▶ What is expected
Reproduce the listing word for word. Skip any image.

[Start]

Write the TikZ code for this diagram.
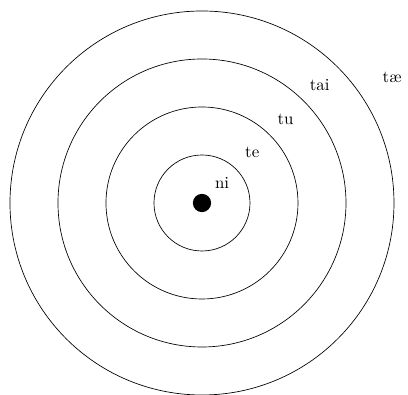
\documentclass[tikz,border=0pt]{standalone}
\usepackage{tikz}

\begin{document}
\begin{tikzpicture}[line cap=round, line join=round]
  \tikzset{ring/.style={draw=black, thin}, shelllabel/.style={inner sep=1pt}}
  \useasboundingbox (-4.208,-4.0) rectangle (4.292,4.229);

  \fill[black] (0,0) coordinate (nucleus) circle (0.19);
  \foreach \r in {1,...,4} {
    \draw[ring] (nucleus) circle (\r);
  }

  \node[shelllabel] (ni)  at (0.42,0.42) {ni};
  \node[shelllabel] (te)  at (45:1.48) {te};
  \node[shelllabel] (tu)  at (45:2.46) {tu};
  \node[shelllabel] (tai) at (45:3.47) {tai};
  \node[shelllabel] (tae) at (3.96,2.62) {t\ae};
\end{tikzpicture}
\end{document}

[End]

▶ Correct output
Write the TikZ code for this diagram.
\documentclass[tikz,border=0pt]{standalone}
\usepackage{tikz}

\begin{document}
\begin{tikzpicture}[line cap=round, line join=round]
  \tikzset{ring/.style={draw=black, thin}, shelllabel/.style={inner sep=1pt}}
  \useasboundingbox (-4.208,-4.0) rectangle (4.292,4.229);

  \fill[black] (0,0) coordinate (nucleus) circle (0.19);
  \foreach \r in {1,...,4} {
    \draw[ring] (nucleus) circle (\r);
  }

  \node[shelllabel] (ni)  at (0.42,0.42) {ni};
  \node[shelllabel] (te)  at (45:1.48) {te};
  \node[shelllabel] (tu)  at (45:2.46) {tu};
  \node[shelllabel] (tai) at (45:3.47) {tai};
  \node[shelllabel] (tae) at (3.96,2.62) {t\ae};
\end{tikzpicture}
\end{document}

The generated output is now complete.